Coming into the 2022 season, no one knew what to expect from Jeff McNeil. After proving to be one of the best hitters in the game in his first three years in the big leagues, McNeil struggled immensely in 2021. Between parting ways with their hitting coach early on that season and the team lacking a true hitting philosophy, it’s fair to say McNeil was one of the players on the 2021 Mets impacted the most.
Last offseason, McNeil was the subject of many trade rumors and discussions, with people struggling to find a fit on the team for the former All-Star. Instead, the Mets reached spring training with McNeil on the team, as a move they didn’t make in the offseason, ended up being one of the best decisions they made all year.
Powered by a new hitting philosophy from first-year hitting coach Eric Chavez to put the ball in play, McNeil thrived from the get-go as the most consistent bat in the Mets’ lineup. After posting career lows in 2021 in OPS+, wRC+, OPS, and slugging, McNeil bounced back in a big way with an .870 OPS in the month of April to start the season.
McNeil kept up much of his hot hitting in the first half of the season with a slash line of .300/.363/.418 with 4 home runs and 35 RBI’s. This excellent start to the year helped send McNeil to Los Angeles as an All-Star for the second time in his career, all happening while his wife gave birth to the couple’s first child.
After a brief cold stretch heading into the All-Star break as well as coming out of the gate to start the second half, McNeil had a torrid second half of the season, busting out of his slump in a three-game series in Miami to close out the month of July. In the second half of the year, McNeil proved to be the best hitter on the Mets, posting a line of .356/.404/.494. This torrid pace helped power McNeil to his first ever NL batting title, as he and Freddie Freeman of the Dodgers battled it out until the last day of the season. McNeil ultimately came out on top, with a final line of .327/.382/.454 while hitting 9 home runs and 39 doubles, and driving in 62 runners.
While what McNeil did with the bat in 2022 was exceptional, it does not tell the full story of the impact he had on the Mets. Always known for his ability to play multiple positions in the field well, McNeil took that to a whole new level in 2022. Second base proved to be McNeil’s regular spot in the field, as he appeared there in over 100 games, he also showed the ability to play both left and right field very well. This was invaluable to the Mets, especially in the last month of the season when Starling Marte was on the injured list with a broken hand.

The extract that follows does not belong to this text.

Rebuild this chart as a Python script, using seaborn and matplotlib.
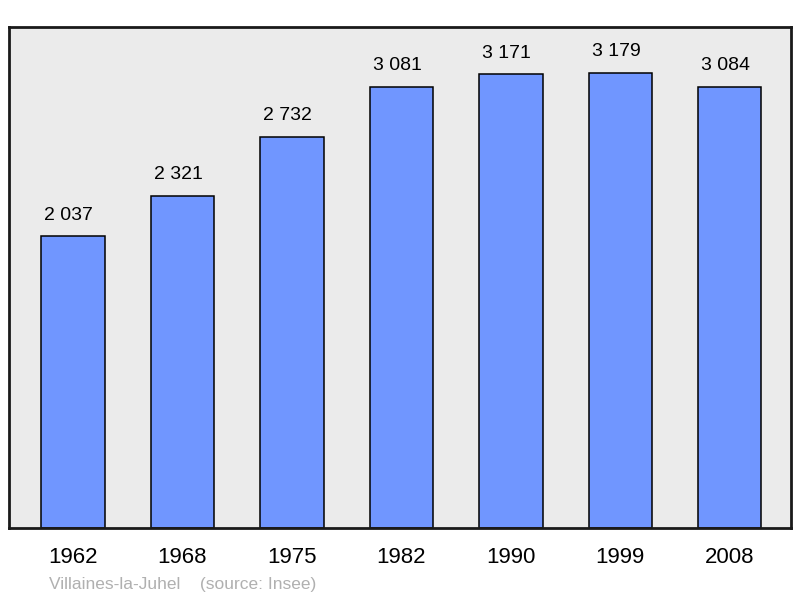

After Rawlings announced there would be a Gold Glove award for utility players, it was fair to assume McNeil would be right at the top of the list as favorites to win this award. Unfortunately for him, as well as the other Mets utility man-extraordinaire Luis Guillorme, neither of the two were able to take home the hardware when the award was announced at the beginning of November.
McNeil’s efforts in the field and at the plate netted him an impressive 5.7 bWAR and 5.9 fWAR, a Silver Slugger award for second basemen, and a top-15 finish in the NL MVP voting. Behind Francisco Lindor, Pete Alonso, and Edwin Díaz, McNeil was right near the top in being the best and most important player for a Mets team that won over 100 games.
With McNeil still in his arbitration years and not set to become a free agent until the mid 2020’s, it would be wise for the Mets to extend McNeil this offseason. A fan favorite and an integral part of the team, McNeil deserves the chance to be paid like one of the best hitters in baseball. In 2023, if the Mets are to be contenders, McNeil will need to be at the forefront of the team yet again, hitting the ball all over the field and making highlight reel plays with his glove.